Don’t ask me why but I have been doing a lot of thinking about the subject of Hell recently. Actually, it all started with my interest in NDEs and how te experiences map onto Buddhist cosmology as found in the suttas and commentary. I have, for many years now, been fascinated with the subject of ghosts, rebirth and all things which many would consider to be paranormal and I suppose much of it has to do with my preoccupation with death from a young age (don’t get me wrong, I wasn’t ever really a Goth kid I just mean have have always been preoccupied with my death and that of others).
But, I digress. To return to the topic at hand, perhaps due to my easy acceptance of the doctrine of rebirth and earth-bound spirits, I happen to be in the rather unfashionable position of actually believing that Hell is a literal place where one goes when one has continuously broken the precepts and otherwise acted unskillfully as a rule. Reading the suttas I have always gotten the impression that falling into Hell can happen rather easily but perhaps this is more indicative of my own penchant to dwell on the negative than anything else. Yet, as the excerpt taken from the Petavatthu below illustrates, even something as seemingly innocuous as our speech can land us in Hell for eons only to be reborn as pig-faced petas:
THE PIG-FACED GHOST
This story was told while the Master was dwelling at Kalandakanivāpa in the Bamboo Grove near Savatthi about a certain pig-faced ghost. Long ago, in the time of the teaching of the Lord Buddha Kassapa, there was a brother who was self-controlled in body, but uncontrolled in speech, and who used to revile and abuse the brethren. When he died, he was reborn in hell. During the time intervening between the appearance of another Buddha he continued to burn there, and being reborn from thence in the period of this Buddha’s appearance, through the ripening of his karma he came to life as a ghost at the foot of the Vulture Peak near Rājagaha, being tormented by hunger and thirst. His body was golden in colour, and his face like a pig’s face.

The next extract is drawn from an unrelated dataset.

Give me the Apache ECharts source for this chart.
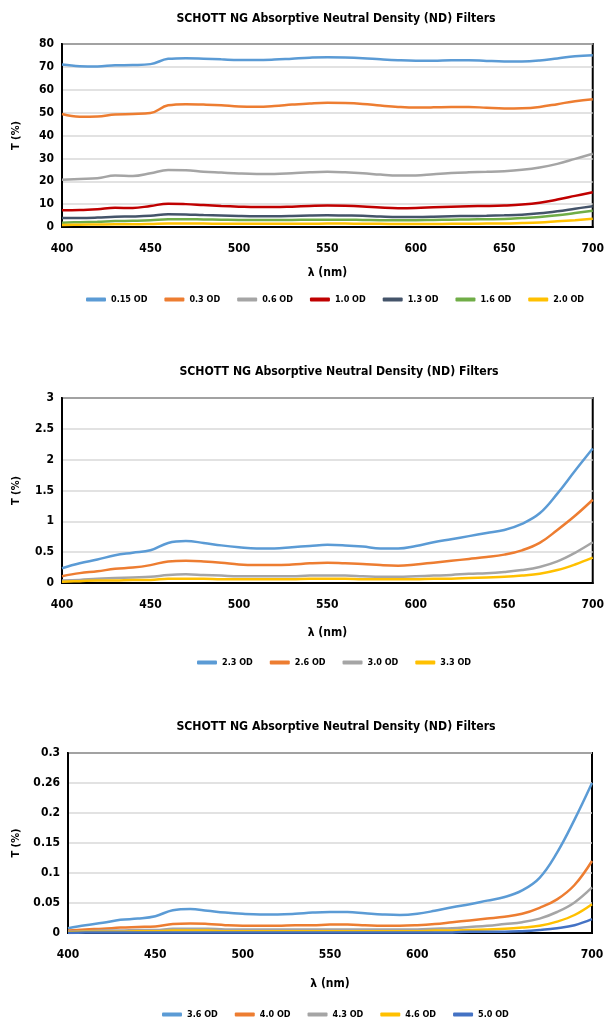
<!DOCTYPE html>
<html>
<head>
<meta charset="utf-8">
<script src="https://cdn.jsdelivr.net/npm/echarts@6/dist/echarts.min.js"></script>
<style>
html,body{margin:0;padding:0;background:#fff;}
#c{width:607px;height:1021px;}
</style>
</head>
<body>
<div id="c"></div>
<script>
// Wavelengths (nm)
const wavelengths = [400,410,420,430,440,450,460,470,480,490,500,510,520,530,540,550,560,570,580,590,600,610,620,630,640,650,660,670,680,690,700];

// Chart 1 series (T %)
const od015 = [71.0,70.3,70.2,70.7,70.8,71.2,73.5,73.8,73.6,73.3,73.0,73.0,73.2,73.6,74.0,74.2,74.1,73.8,73.3,72.9,72.7,72.7,72.9,72.9,72.6,72.4,72.4,72.8,73.7,74.6,75.1];
const od03  = [49.4,48.2,48.3,49.2,49.4,49.8,53.2,53.7,53.5,53.2,52.7,52.6,52.9,53.5,54.0,54.3,54.2,53.8,53.1,52.5,52.2,52.3,52.5,52.5,52.1,51.8,51.9,52.5,53.7,55.0,55.8];
const od06  = [20.7,21.0,21.3,22.5,22.3,23.5,24.9,24.8,24.2,23.8,23.4,23.2,23.2,23.5,23.9,24.1,23.9,23.5,22.9,22.5,22.5,23.1,23.6,23.9,24.1,24.4,25.0,26.0,27.6,29.8,32.0];
const od10  = [7.3,7.4,7.8,8.4,8.3,9.2,10.2,10.0,9.6,9.2,8.9,8.7,8.7,8.9,9.2,9.4,9.3,9.0,8.5,8.2,8.3,8.6,8.9,9.1,9.2,9.4,9.8,10.6,12.0,13.6,15.2];
const od13  = [3.9,3.9,4.1,4.5,4.6,4.9,5.6,5.5,5.2,5.0,4.8,4.7,4.7,4.8,5.0,5.1,5.0,4.9,4.6,4.4,4.4,4.5,4.7,4.8,4.9,5.1,5.4,6.0,6.9,8.0,9.1];
const od16  = [1.9,2.1,2.3,2.6,2.7,2.9,3.4,3.4,3.3,3.2,3.1,3.1,3.1,3.1,3.2,3.2,3.2,3.1,3.0,3.0,3.0,3.1,3.2,3.3,3.4,3.5,3.9,4.4,5.1,6.1,7.1];
const od20  = [0.9,1.0,1.1,1.2,1.2,1.3,1.5,1.5,1.5,1.4,1.4,1.4,1.4,1.4,1.4,1.5,1.5,1.4,1.4,1.3,1.3,1.3,1.4,1.4,1.5,1.5,1.7,2.0,2.5,3.0,3.6];

// Chart 2 series
const od23 = [0.24,0.32,0.38,0.45,0.49,0.53,0.65,0.68,0.65,0.61,0.58,0.56,0.56,0.58,0.60,0.62,0.61,0.59,0.56,0.56,0.60,0.66,0.71,0.76,0.81,0.86,0.96,1.13,1.45,1.82,2.18];
const od26 = [0.11,0.16,0.19,0.23,0.25,0.29,0.35,0.36,0.35,0.33,0.30,0.29,0.29,0.30,0.32,0.33,0.32,0.31,0.29,0.28,0.30,0.33,0.36,0.39,0.42,0.46,0.53,0.65,0.86,1.09,1.35];
const od30 = [0.04,0.05,0.07,0.08,0.09,0.10,0.13,0.14,0.13,0.12,0.11,0.11,0.11,0.11,0.12,0.12,0.12,0.11,0.10,0.10,0.11,0.12,0.13,0.15,0.16,0.18,0.21,0.26,0.35,0.49,0.66];
const od33 = [0.02,0.03,0.04,0.04,0.05,0.05,0.07,0.07,0.07,0.06,0.06,0.06,0.06,0.06,0.07,0.07,0.07,0.06,0.06,0.06,0.06,0.07,0.07,0.08,0.09,0.10,0.12,0.15,0.21,0.30,0.41];

// Chart 3 series
const od36 = [0.008,0.013,0.017,0.022,0.024,0.028,0.038,0.040,0.037,0.034,0.032,0.031,0.031,0.032,0.034,0.035,0.035,0.033,0.031,0.030,0.032,0.037,0.043,0.048,0.054,0.060,0.071,0.092,0.134,0.189,0.250];
const od40 = [0.004,0.006,0.007,0.009,0.010,0.011,0.015,0.016,0.015,0.013,0.012,0.012,0.012,0.013,0.013,0.014,0.014,0.013,0.012,0.012,0.013,0.015,0.018,0.021,0.024,0.027,0.032,0.042,0.056,0.080,0.120];
const od43 = [0.002,0.003,0.004,0.004,0.005,0.005,0.007,0.007,0.007,0.006,0.006,0.006,0.006,0.006,0.006,0.006,0.006,0.006,0.006,0.006,0.006,0.007,0.008,0.010,0.012,0.015,0.018,0.024,0.035,0.051,0.076];
const od46 = [0.001,0.002,0.002,0.002,0.003,0.003,0.004,0.004,0.004,0.003,0.003,0.003,0.003,0.003,0.003,0.003,0.003,0.003,0.003,0.003,0.003,0.004,0.004,0.005,0.006,0.007,0.009,0.012,0.019,0.030,0.048];
const od50 = [0.000,0.001,0.001,0.001,0.001,0.001,0.001,0.001,0.001,0.001,0.001,0.001,0.001,0.001,0.001,0.001,0.001,0.001,0.001,0.001,0.001,0.001,0.001,0.002,0.002,0.002,0.003,0.005,0.008,0.013,0.023];

// Tick labels of chart 3's y axis (as printed)
const yTicks3 = ['0','0.05','0.1','0.15','0.2','0.26','0.3'];

const titleText = 'SCHOTT NG Absorptive Neutral Density (ND) Filters';
const FONT = "'DejaVu Sans Condensed', 'Liberation Sans Narrow', sans-serif";

const chart1 = [['0.15 OD',od015,'#5B9BD5'],['0.3 OD',od03,'#ED7D31'],['0.6 OD',od06,'#A5A5A5'],['1.0 OD',od10,'#C00000'],['1.3 OD',od13,'#44546A'],['1.6 OD',od16,'#70AD47'],['2.0 OD',od20,'#FFC000']];
const chart2 = [['2.3 OD',od23,'#5B9BD5'],['2.6 OD',od26,'#ED7D31'],['3.0 OD',od30,'#A5A5A5'],['3.3 OD',od33,'#FFC000']];
const chart3 = [['3.6 OD',od36,'#5B9BD5'],['4.0 OD',od40,'#ED7D31'],['4.3 OD',od43,'#A5A5A5'],['4.6 OD',od46,'#FFC000'],['5.0 OD',od50,'#4472C4']];

const grids = [
  {left:62, right:7, top:44, height:183},
  {left:62, right:7, top:398, height:185},
  {left:68, right:15, top:753, height:180}
];
const yAx = [
  {max:80, interval:10, fmt: v => String(v), gap:40},
  {max:3, interval:0.5, fmt: v => String(+v.toFixed(2)), gap:40},
  {max:0.3, interval:0.05, fmt: v => yTicks3[Math.round(v/0.05)], gap:46}
];
const xGap = [40, 44, 45];
const titlesTop = [8, 361, 716];
const legendTop = [295, 658, 1010];
const legendLeft = [86, 197, 162];
const groups = [chart1, chart2, chart3];

const textStyle = {fontFamily: FONT, fontWeight:'bold', color:'#000'};

const option = {
  animation:false,
  backgroundColor:'#fff',
  title: titlesTop.map((t,i) => ({
    text:titleText, left:(i===1?334:331), top:t, textAlign:'center',
    textStyle:{fontFamily:FONT, fontWeight:'bold', fontSize:12.2, color:'#000'}
  })),
  grid: grids.map(g => Object.assign({show:true, borderColor:'#000', borderWidth:2, backgroundColor:'transparent'}, g)),
  xAxis: grids.map((g,i) => ({
    type:'value', gridIndex:i, min:400, max:700, interval:50,
    name:'λ (nm)', nameLocation:'middle', nameGap:xGap[i],
    nameTextStyle:Object.assign({fontSize:12}, textStyle),
    axisLine:{show:true, lineStyle:{color:'#000', width:2}},
    axisTick:{show:false}, splitLine:{show:false},
    axisLabel:Object.assign({fontSize:12, margin:16}, textStyle)
  })),
  yAxis: yAx.map((a,i) => ({
    type:'value', gridIndex:i, min:0, max:a.max, interval:a.interval,
    name:'T (%)', nameLocation:'middle', nameGap:a.gap, nameRotate:90,
    nameTextStyle:Object.assign({fontSize:11}, textStyle),
    axisLine:{show:true, lineStyle:{color:'#000', width:2}},
    axisTick:{show:false},
    splitLine:{show:true, lineStyle:{color:'#D9D9D9', width:1.5}},
    axisLabel:Object.assign({fontSize:12, margin:8, formatter:a.fmt}, textStyle)
  })),
  legend: groups.map((g,i) => ({
    top:legendTop[i], left:legendLeft[i], itemWidth:20, itemHeight:4, itemGap:17,
    padding:0,
    icon:'roundRect',
    data:g.map(s => s[0]),
    textStyle:Object.assign({fontSize:9}, textStyle)
  })),
  series: []
};

groups.forEach((g,i) => {
  g.forEach(s => {
    option.series.push({
      type:'line', name:s[0], xAxisIndex:i, yAxisIndex:i,
      data: wavelengths.map((w,k) => [w, s[1][k]]),
      smooth:0.4, showSymbol:false, symbol:'none',
      lineStyle:{color:s[2], width:2.5}, itemStyle:{color:s[2]}
    });
  });
});

const chart = echarts.init(document.getElementById('c'));
chart.setOption(option);
</script>
</body>
</html>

Now the elder Nārada dwelt on the Vulture Peak, and early in the morning, after attending to his bodily needs, took his bowl and robe and went to Rājagaha, wandering about for alms. On the way he saw the ghost, and, asking him what he had done 1 spoke this verse:
All golden does thy body seem,
In all directions does it shine;
But yet thy face is as a pig’s,
What former action hast thou done?
The ghost, thus asked by the elder what he had done, explained in a verse:
With body self-controlled was I,
Yet was I uncontrolled in speech;
Therefore in colour am I so
As thou beholdest, Nārada.
So the ghost, being asked by the elder, explained the matter, and gave the reason; and, exhorting the elder, spoke this verse:
This to thee, Nārada, I tell,
Thou hast thyself my fate beheld:
Commit no evil with thy mouth,
Become not thou a pig-faced ghost.
Then the elder Nārada went for alms, and, returning in the afternoon with his food, related the matter, while the Master sat in the midst of the fourfold assembly. The Master said, “Even before now I have seen this being.” And he declared the doctrine, explaining the manifold worthlessness and evil results due to misbehavior in speech, and the blessings resulting from right speech. And his teaching was beneficial to the assembly present.

So, what do we make of it? I happen to be more inclined to orthodoxy than iconoclasm so don’t look to me for revisionism. Rather, I think it speaks to our seemingly ageless refusal to see the truth and to believe that our words and deeds, even our most private thoughts, all have real results. I know many people from a wide variety of backgrounds have eschewed the very thought of Hell or at most they have psychologized it and say things like Hell only exists in the mind of one who is angry, etc… But, why cherry-pick? If we believe all of the other teachings of the Lord Buddha why would we dismiss this one?
Okay, I can feel myself tensing up around this so I will beg your pardon and step down from my imaginary pulpit. I have to admit that, even in the face of the gaping maws of Hell there are many times when I find it hard to do the right thing. May we all have the wisdom to see cause and effect clearly to the faith that all of our actions will bear fruit.